── COLLECTED DATA

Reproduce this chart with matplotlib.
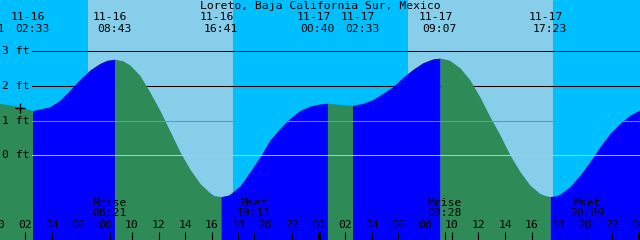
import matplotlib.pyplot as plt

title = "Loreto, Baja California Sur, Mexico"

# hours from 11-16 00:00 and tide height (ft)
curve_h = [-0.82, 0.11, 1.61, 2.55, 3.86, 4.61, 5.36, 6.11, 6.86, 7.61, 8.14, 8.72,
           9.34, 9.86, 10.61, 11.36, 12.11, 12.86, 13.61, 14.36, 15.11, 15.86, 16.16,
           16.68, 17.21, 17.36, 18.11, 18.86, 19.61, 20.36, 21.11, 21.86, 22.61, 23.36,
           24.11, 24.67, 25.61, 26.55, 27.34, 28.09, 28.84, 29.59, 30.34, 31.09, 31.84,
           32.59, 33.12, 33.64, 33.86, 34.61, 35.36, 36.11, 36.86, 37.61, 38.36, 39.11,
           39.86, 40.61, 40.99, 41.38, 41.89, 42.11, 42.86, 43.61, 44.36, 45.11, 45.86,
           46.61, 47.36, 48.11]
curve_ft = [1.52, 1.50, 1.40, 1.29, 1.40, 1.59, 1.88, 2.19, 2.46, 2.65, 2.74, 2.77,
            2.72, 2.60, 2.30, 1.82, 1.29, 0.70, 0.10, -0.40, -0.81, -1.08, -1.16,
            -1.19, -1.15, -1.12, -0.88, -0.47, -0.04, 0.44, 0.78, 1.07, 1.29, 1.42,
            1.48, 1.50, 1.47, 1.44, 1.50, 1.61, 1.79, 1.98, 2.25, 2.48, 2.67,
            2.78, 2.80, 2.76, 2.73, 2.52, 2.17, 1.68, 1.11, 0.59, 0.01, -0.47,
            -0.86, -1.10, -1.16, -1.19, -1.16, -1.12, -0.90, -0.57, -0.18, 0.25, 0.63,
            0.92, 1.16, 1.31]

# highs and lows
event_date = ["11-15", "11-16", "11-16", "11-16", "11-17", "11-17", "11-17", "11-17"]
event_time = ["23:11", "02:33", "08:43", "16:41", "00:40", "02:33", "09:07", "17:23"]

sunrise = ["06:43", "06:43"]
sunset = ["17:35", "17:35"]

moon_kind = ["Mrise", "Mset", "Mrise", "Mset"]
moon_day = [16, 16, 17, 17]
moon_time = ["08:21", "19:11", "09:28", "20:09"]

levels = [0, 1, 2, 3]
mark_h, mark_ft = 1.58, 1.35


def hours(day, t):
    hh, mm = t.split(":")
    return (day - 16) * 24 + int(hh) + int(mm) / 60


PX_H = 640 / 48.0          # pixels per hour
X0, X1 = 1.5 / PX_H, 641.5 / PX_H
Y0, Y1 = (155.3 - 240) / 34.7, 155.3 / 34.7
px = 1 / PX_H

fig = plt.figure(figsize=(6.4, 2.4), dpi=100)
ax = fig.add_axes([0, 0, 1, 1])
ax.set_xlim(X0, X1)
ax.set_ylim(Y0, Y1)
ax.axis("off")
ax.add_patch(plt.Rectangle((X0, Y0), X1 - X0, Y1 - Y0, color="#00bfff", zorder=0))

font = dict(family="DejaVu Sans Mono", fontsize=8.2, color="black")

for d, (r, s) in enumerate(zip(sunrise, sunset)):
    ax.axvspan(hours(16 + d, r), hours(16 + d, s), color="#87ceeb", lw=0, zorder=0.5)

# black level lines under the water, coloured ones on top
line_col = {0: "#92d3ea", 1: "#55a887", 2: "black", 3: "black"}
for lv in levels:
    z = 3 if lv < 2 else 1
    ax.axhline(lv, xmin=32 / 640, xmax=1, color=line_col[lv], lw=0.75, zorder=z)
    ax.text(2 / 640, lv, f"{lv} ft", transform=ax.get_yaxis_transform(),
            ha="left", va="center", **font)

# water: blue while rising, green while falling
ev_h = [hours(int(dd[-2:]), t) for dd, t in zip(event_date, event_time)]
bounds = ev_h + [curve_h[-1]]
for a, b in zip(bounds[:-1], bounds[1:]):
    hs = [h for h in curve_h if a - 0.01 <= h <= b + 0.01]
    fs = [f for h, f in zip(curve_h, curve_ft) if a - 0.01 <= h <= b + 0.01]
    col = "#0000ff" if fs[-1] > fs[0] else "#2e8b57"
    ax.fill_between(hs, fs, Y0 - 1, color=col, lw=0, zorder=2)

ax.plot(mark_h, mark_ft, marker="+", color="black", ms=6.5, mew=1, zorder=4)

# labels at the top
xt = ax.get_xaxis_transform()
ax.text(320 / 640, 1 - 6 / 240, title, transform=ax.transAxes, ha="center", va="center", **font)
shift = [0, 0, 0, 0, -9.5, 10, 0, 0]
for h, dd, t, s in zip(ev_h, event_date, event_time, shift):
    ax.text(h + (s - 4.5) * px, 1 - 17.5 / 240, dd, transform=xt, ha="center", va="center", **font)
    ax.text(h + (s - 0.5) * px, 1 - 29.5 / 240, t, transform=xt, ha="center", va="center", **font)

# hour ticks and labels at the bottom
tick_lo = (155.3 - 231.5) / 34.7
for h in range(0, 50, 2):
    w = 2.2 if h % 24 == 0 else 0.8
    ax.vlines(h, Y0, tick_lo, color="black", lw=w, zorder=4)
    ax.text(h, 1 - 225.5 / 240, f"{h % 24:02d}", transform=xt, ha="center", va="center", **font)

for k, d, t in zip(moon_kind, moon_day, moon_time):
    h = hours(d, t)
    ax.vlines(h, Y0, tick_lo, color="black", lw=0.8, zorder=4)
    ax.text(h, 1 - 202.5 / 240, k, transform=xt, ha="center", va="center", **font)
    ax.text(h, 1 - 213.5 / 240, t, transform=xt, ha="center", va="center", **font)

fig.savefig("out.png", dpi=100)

────

Without the pictures, retype the whole of the material above exactly.

Reproduce this chart with matplotlib.
import matplotlib.pyplot as plt

title = "Loreto, Baja California Sur, Mexico"

# hours from 11-16 00:00 and tide height (ft)
curve_h = [-0.82, 0.11, 1.61, 2.55, 3.86, 4.61, 5.36, 6.11, 6.86, 7.61, 8.14, 8.72,
           9.34, 9.86, 10.61, 11.36, 12.11, 12.86, 13.61, 14.36, 15.11, 15.86, 16.16,
           16.68, 17.21, 17.36, 18.11, 18.86, 19.61, 20.36, 21.11, 21.86, 22.61, 23.36,
           24.11, 24.67, 25.61, 26.55, 27.34, 28.09, 28.84, 29.59, 30.34, 31.09, 31.84,
           32.59, 33.12, 33.64, 33.86, 34.61, 35.36, 36.11, 36.86, 37.61, 38.36, 39.11,
           39.86, 40.61, 40.99, 41.38, 41.89, 42.11, 42.86, 43.61, 44.36, 45.11, 45.86,
           46.61, 47.36, 48.11]
curve_ft = [1.52, 1.50, 1.40, 1.29, 1.40, 1.59, 1.88, 2.19, 2.46, 2.65, 2.74, 2.77,
            2.72, 2.60, 2.30, 1.82, 1.29, 0.70, 0.10, -0.40, -0.81, -1.08, -1.16,
            -1.19, -1.15, -1.12, -0.88, -0.47, -0.04, 0.44, 0.78, 1.07, 1.29, 1.42,
            1.48, 1.50, 1.47, 1.44, 1.50, 1.61, 1.79, 1.98, 2.25, 2.48, 2.67,
            2.78, 2.80, 2.76, 2.73, 2.52, 2.17, 1.68, 1.11, 0.59, 0.01, -0.47,
            -0.86, -1.10, -1.16, -1.19, -1.16, -1.12, -0.90, -0.57, -0.18, 0.25, 0.63,
            0.92, 1.16, 1.31]

# highs and lows
event_date = ["11-15", "11-16", "11-16", "11-16", "11-17", "11-17", "11-17", "11-17"]
event_time = ["23:11", "02:33", "08:43", "16:41", "00:40", "02:33", "09:07", "17:23"]

sunrise = ["06:43", "06:43"]
sunset = ["17:35", "17:35"]

moon_kind = ["Mrise", "Mset", "Mrise", "Mset"]
moon_day = [16, 16, 17, 17]
moon_time = ["08:21", "19:11", "09:28", "20:09"]

levels = [0, 1, 2, 3]
mark_h, mark_ft = 1.58, 1.35


def hours(day, t):
    hh, mm = t.split(":")
    return (day - 16) * 24 + int(hh) + int(mm) / 60


PX_H = 640 / 48.0          # pixels per hour
X0, X1 = 1.5 / PX_H, 641.5 / PX_H
Y0, Y1 = (155.3 - 240) / 34.7, 155.3 / 34.7
px = 1 / PX_H

fig = plt.figure(figsize=(6.4, 2.4), dpi=100)
ax = fig.add_axes([0, 0, 1, 1])
ax.set_xlim(X0, X1)
ax.set_ylim(Y0, Y1)
ax.axis("off")
ax.add_patch(plt.Rectangle((X0, Y0), X1 - X0, Y1 - Y0, color="#00bfff", zorder=0))

font = dict(family="DejaVu Sans Mono", fontsize=8.2, color="black")

for d, (r, s) in enumerate(zip(sunrise, sunset)):
    ax.axvspan(hours(16 + d, r), hours(16 + d, s), color="#87ceeb", lw=0, zorder=0.5)

# black level lines under the water, coloured ones on top
line_col = {0: "#92d3ea", 1: "#55a887", 2: "black", 3: "black"}
for lv in levels:
    z = 3 if lv < 2 else 1
    ax.axhline(lv, xmin=32 / 640, xmax=1, color=line_col[lv], lw=0.75, zorder=z)
    ax.text(2 / 640, lv, f"{lv} ft", transform=ax.get_yaxis_transform(),
            ha="left", va="center", **font)

# water: blue while rising, green while falling
ev_h = [hours(int(dd[-2:]), t) for dd, t in zip(event_date, event_time)]
bounds = ev_h + [curve_h[-1]]
for a, b in zip(bounds[:-1], bounds[1:]):
    hs = [h for h in curve_h if a - 0.01 <= h <= b + 0.01]
    fs = [f for h, f in zip(curve_h, curve_ft) if a - 0.01 <= h <= b + 0.01]
    col = "#0000ff" if fs[-1] > fs[0] else "#2e8b57"
    ax.fill_between(hs, fs, Y0 - 1, color=col, lw=0, zorder=2)

ax.plot(mark_h, mark_ft, marker="+", color="black", ms=6.5, mew=1, zorder=4)

# labels at the top
xt = ax.get_xaxis_transform()
ax.text(320 / 640, 1 - 6 / 240, title, transform=ax.transAxes, ha="center", va="center", **font)
shift = [0, 0, 0, 0, -9.5, 10, 0, 0]
for h, dd, t, s in zip(ev_h, event_date, event_time, shift):
    ax.text(h + (s - 4.5) * px, 1 - 17.5 / 240, dd, transform=xt, ha="center", va="center", **font)
    ax.text(h + (s - 0.5) * px, 1 - 29.5 / 240, t, transform=xt, ha="center", va="center", **font)

# hour ticks and labels at the bottom
tick_lo = (155.3 - 231.5) / 34.7
for h in range(0, 50, 2):
    w = 2.2 if h % 24 == 0 else 0.8
    ax.vlines(h, Y0, tick_lo, color="black", lw=w, zorder=4)
    ax.text(h, 1 - 225.5 / 240, f"{h % 24:02d}", transform=xt, ha="center", va="center", **font)

for k, d, t in zip(moon_kind, moon_day, moon_time):
    h = hours(d, t)
    ax.vlines(h, Y0, tick_lo, color="black", lw=0.8, zorder=4)
    ax.text(h, 1 - 202.5 / 240, k, transform=xt, ha="center", va="center", **font)
    ax.text(h, 1 - 213.5 / 240, t, transform=xt, ha="center", va="center", **font)

fig.savefig("out.png", dpi=100)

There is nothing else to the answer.